今までつまみ細工を説明する際には「200年の歴史を持つ伝統工芸です」という言葉を使ってきましたが、今後はこれからの時代を見据えて「過去」ではなく「未来」につまみ細工がどうなっていくのか?どうなるといいか?ここに繋がる様な紹介の仕方を考えてみたいと思います。
つまみ細工は見る人・使う人の気持ちを優しくしてくれるだけでなく、ピンセットを持つ指先に神経を集中させて四角い布から色々なモチーフを作り上げることが精神を落ち着かせるという単なる造形物以外の魅力を持っています。
技術や物ではなく、カルチャーとして伝統工芸という名前にこだわらない、もっと素敵な表現が見つかるまで、さらに色々な角度からつまみ細工を見つめ直し新しい文化として長く後世に伝えていきたいと思います。

一般社団法人つまみ細工協会
代表理事 鴨下正次郎

一般社団法人つまみ細工協会

住所〒111-0051 東京都台東区蔵前4-11-2 ジュピターファイブビル2F
電話・FAX03-4360-3294
メールinfo@tsumami-j.com
ホームページhttps://tsumami-j.com

目的・定款

当法人は、伝統あるつまみ細工(薄絹や薄布などの小片を折り、摘んで糊付けしながら花鳥や蝶などの形をつくるもの。)文化の正しい普及及びその興隆発展に寄与することを目的とし、その目的に資するため、次の事業を行います。

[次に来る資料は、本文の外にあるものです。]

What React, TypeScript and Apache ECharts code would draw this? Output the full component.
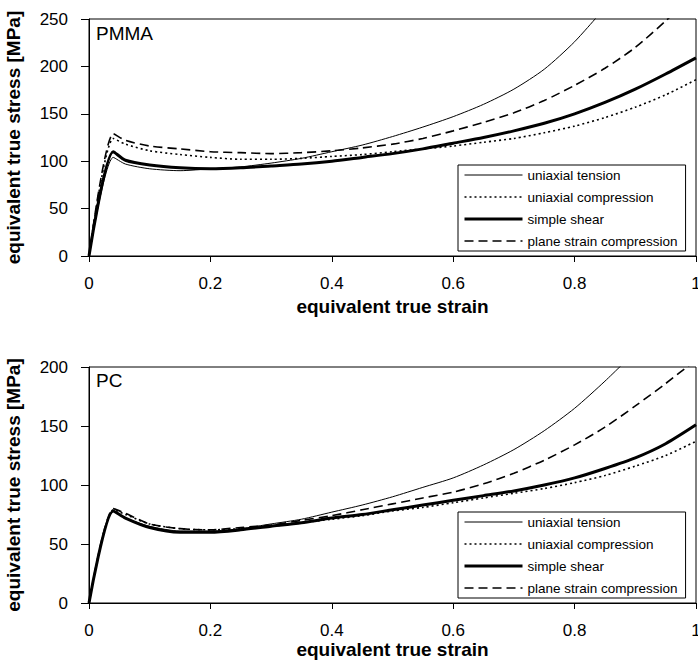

  • つまみ細工文化に関する諸種の研究調査及び教授
  • つまみ細工に関する講習会及び検定試験の開催
  • つまみ細工に関する人材育成のための教育機関
  • 前各号に捧げる事業に附帯又は関連する事業

協会の理念(目的)

  • 日本の伝統工芸つまみ細工を、メジャーなカルチャーにする。
  • 伝統的な「つまみ細工の作り方」を世界の「つまみ細工作家・ファン」にお伝えする。
  • 伝統的な「つまみ細工の作り方」講座&教室を創設し「つまみ細工の資格制度」を構築する。